Burza, sieci i wyprawa na maszt

1805/11
fot. Richard Walch/w-w-i.com

Czterej zawodnicy, którzy w sobotę 14 maja wyruszyli z amerykańskiego portu Charleston w Karolinie Południowej w kierunku La Rochelle we Francji, z ekspresową prędkością płyną do przodu. We Francji znajduje się meta piątego i zarazem ostatniego etapu regat.

Gutek, który tuż po starcie płynął na drugiej pozycji, dziś znajduje się niestety na czwartej. Pierwszego dnia trafił na burzę z piorunami i bardzo silnym wiatrem - ok. 50 węzłów, czyli 10 w skali Beauforta.

"Na burzy trochę straciłem, najgorsze było to, że jeszcze zmieniał się kierunek wiatru, ze szkwałami, a fala była z każdego kierunku. Pozostali zawodnicy podpłyneli bardziej pod brzeg i lepiej na tym wyszli" - podsumowuje pierwszą dobę tego etapu Gutek.

Po burzy wcale nie było spokojniej. Gutek zorientował się, że coś spowalnia jego jacht. "Zauważyłem, że prędkość jachtu zrobiła się o połowę mniejsza od tej, która powinna być. Szukałem wszędzie źródła hamowania, ale nic nie znalazłem. Postanowiłem więc użyć małej kamery do zdjęć podwodnych. Przez luk ewakuacyjny na rufie włożyłem ją pod łódkę i nagrałem co się tam dzieje. Okazało się, że o kil zaczepiły się stare sieci rybackie, zerwane pewnie przez inną jednostkę. Nie zatonęły tylko dlatego, że miały jeszcze jeden pływak, ale były pod wodą i nie miałem szansy ich zobaczyć. Nie wiem dokładnie jak długo z nimi płynąłem, na pewno całą noc i do południa następnego dnia, hamowało mnie to przynajmniej o połowę. Zdjęcie tego balastu zajęło mi kilka godzin. Zastanawiałem się nad nurkowaniem, ale zobaczyłem dwie orki w pobliżu, więc zrezygnowałem z tego pomysłu. W końcu jednak udało mi się pozbyć sieci, musiałem w tym celu ustawić jacht na tzw. biegu wstecznym, co niestety dodatkowo zredukowało prędkość jachtu" - opisuje całe zdarzenie żeglarz.  

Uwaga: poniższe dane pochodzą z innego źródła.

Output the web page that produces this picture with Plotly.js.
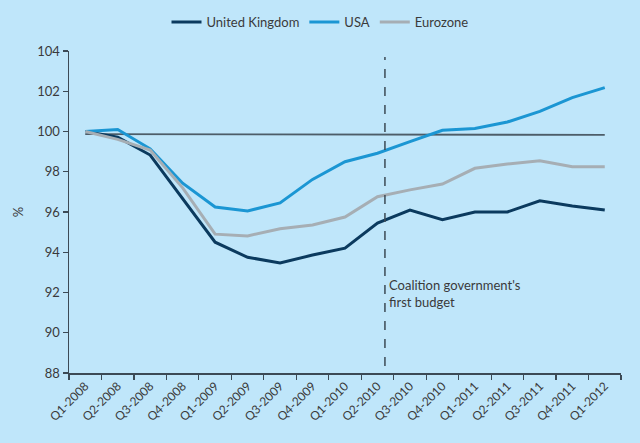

Jak się okazuje, to jeszcze nie wszystko: "Kolejnej nocy miałem sporo szczęścia. Uderzyłem w jakiś pływający przedmiot, który „przeszorował” przez całą lewą burtę. Na całe szczęście wszystko wytrzymało. Z kolei następnego ranka chciałem się rozrefować i nie mogłem. Grot się zablokował na szynie pomiędzy pierwszym a drugim refem. Straciłem kilka kolejnych godzin na próbach ruszenia żaglem w górę lub w dół, aż w końcu poszło w górę" - opowiada Polak.

Ze względu na zbyt duże fale Gutek dopiero dzisiaj mógł wejść z narzędziami na maszt. Polak tak relacjonuje swoją "wyprawę": "Dziś byłem na maszcie dwa razy, by prowizorycznie naprawić szynę grota na maszcie (do wciągania grota). Przyczyną jego zablokowania okazała się śruba, która wystawała z szyny skutecznie blokując wózki. Przez dobę czekałem, aż siła wiatru pozwoli na bezpieczniejszą wspinaczkę do pierwszego salingu od góry. Śrubkę usunąłem z szyny i teraz pełzacze/wózki nie powinny być blokowane. Najgorsze jest to, że obok problemowej śruby nie ma kolejnych śrub, a szyna grota jest wygięta i odstaje od masztu. Wyprostowałem ją zwykłym młotkiem, ale umocować jej już nie można. Wyrwało gwinty z masztu. Jest to miejsce głowicy grota na drugim refie. Podsumowując: muszę uważać, by żaden wózek nie znalazł się w uszkodzonym odcinku szyny, bo reszta poleci jak domino. Szkoda, drugi ref to podstawowa pozycja przy silnym wietrze. Ta usterka kosztowała mnie 50 mil straty dystansu".

Wszystkie te przygody mocno spowolniły OPERON RACING. Gutek płynie w tej chwili na ostatniej pozycji. Jednak w trakcie najbliższych 24 godzin jachty wpłyną prawdopodobnie w strefę wyżu i być może wszystkie znajdą się znów blisko siebie.